Local Phasor-Based Control of der Inverters for Voltage Regulation on Distribution Feeders

We introduce a new control paradigm termed Phasor-Based Control (PBC) to coordinate Distributed Energy Resources (DER) for improved voltage regulation and other objectives. PBC is a multi-layer control framework where the state of the distribution grid is represented by voltage phasors, and Phasor Measurement Units (PMUs) measure the state at critical points in the distribution grid. In the PBC paradigm, a supervisory controller (S-PBC) sets phasor targets which local controllers track.
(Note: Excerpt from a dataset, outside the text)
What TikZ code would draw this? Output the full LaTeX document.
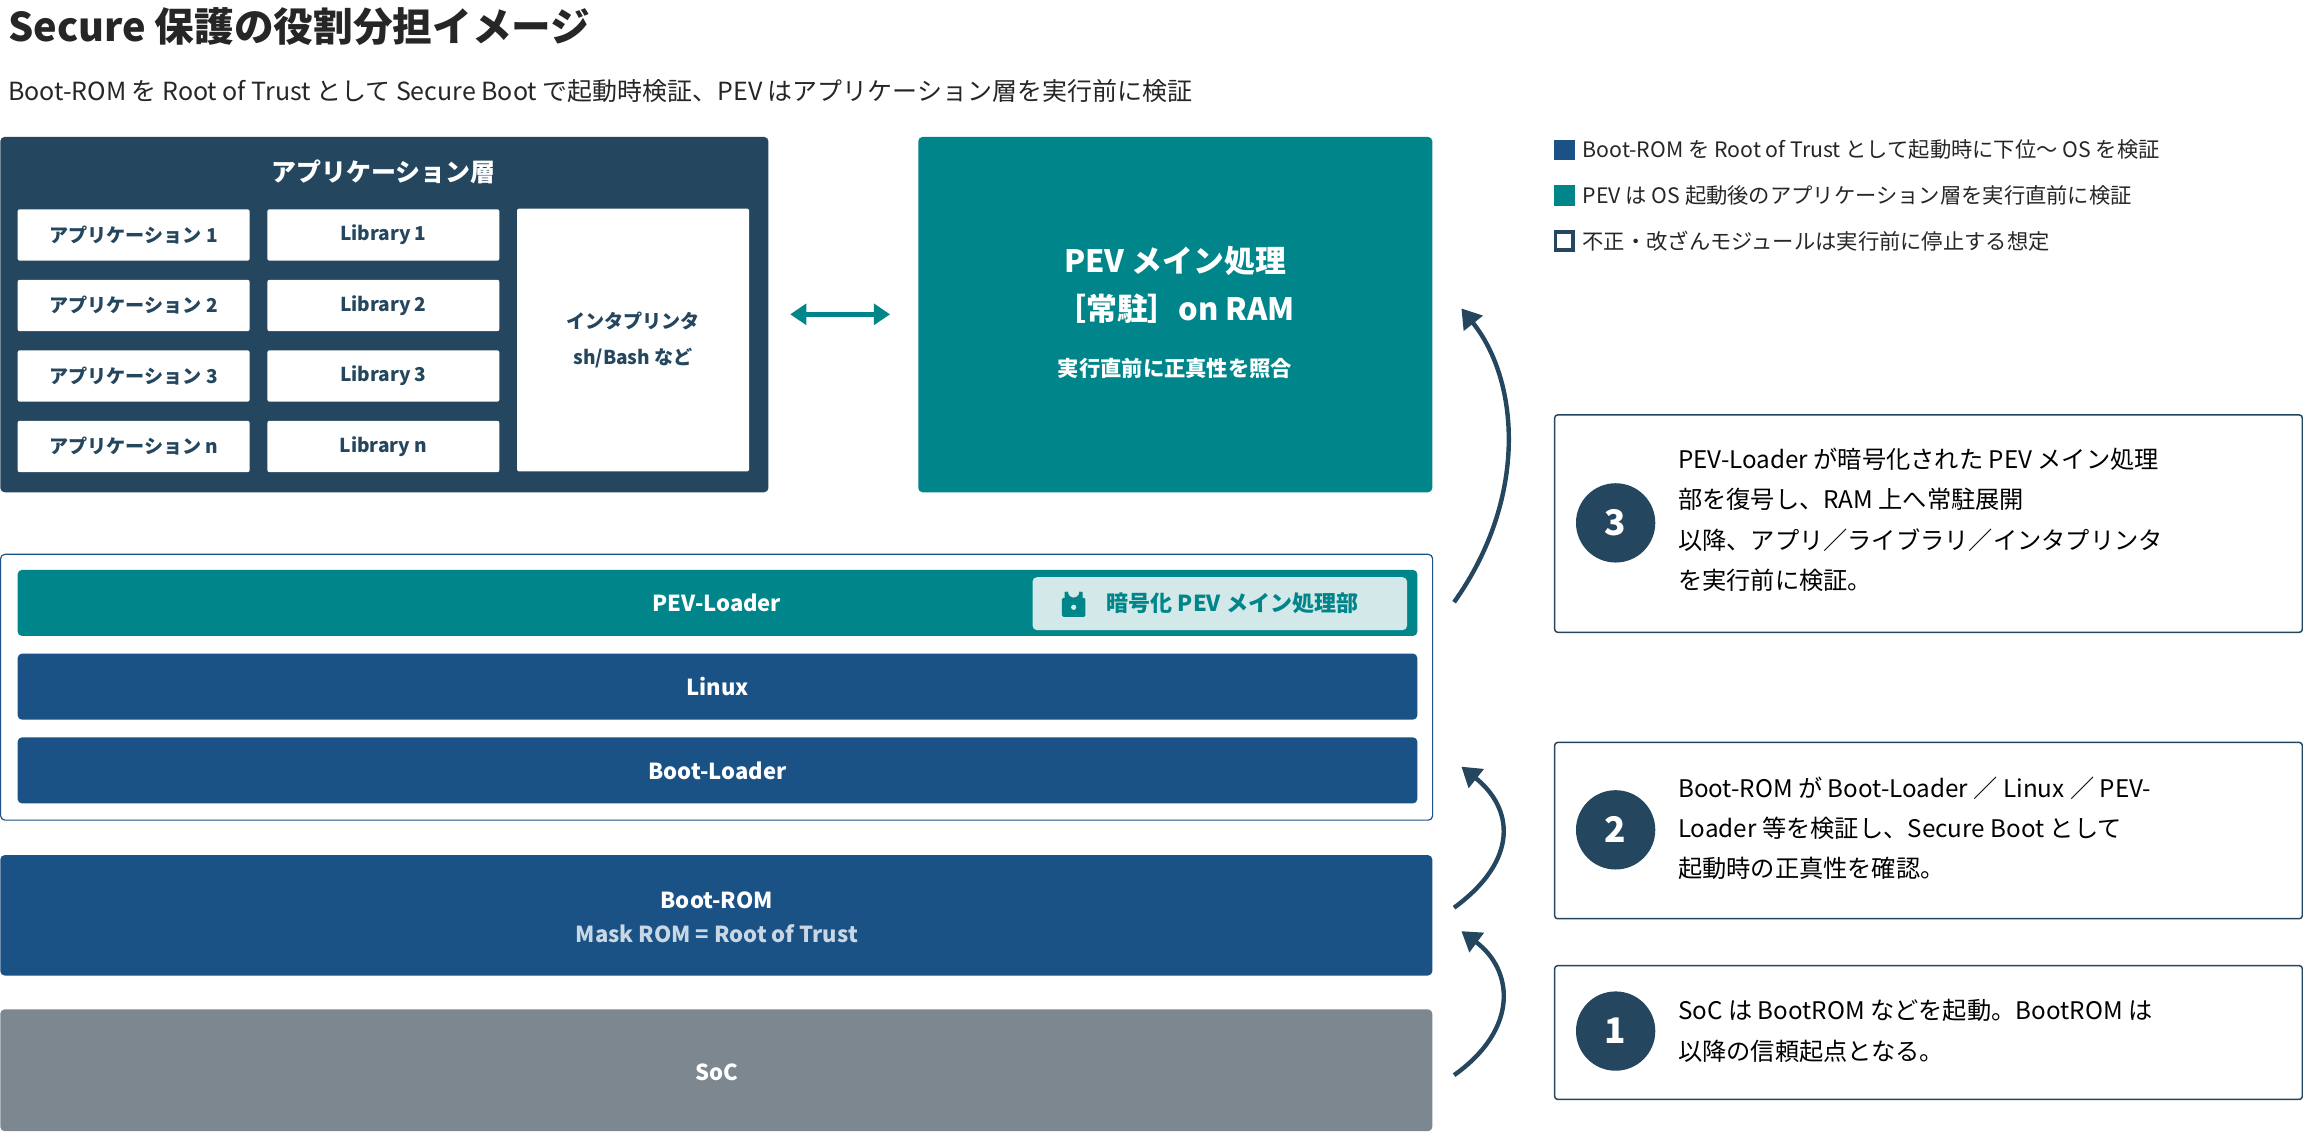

In this paper, we propose a Proportional Integral (PI) implementation for the local control layer (LPBC), to regulate real and reactive power output of distributed inverters to track a voltage phasor target computed by the supervisory layer. We tune the PI controller gains offline with a genetic algorithm that yields better performance than the Ziegler-Nichols method. We benchmark the proposed L-PBC controller against droop volt-var control (DVVC) and observe improved voltage regulation in simulation on the IEEE 13 node unbalanced test feeder (IEEE 13NF). By means of numerical simulation we observe the response of the L-PBC controllers to small and large grid disturbances. Simulations on larger feeders, IEEE 123-node and 647-node, demonstrate challenges with tuning controllers in setups with different amounts of power-voltage coupling.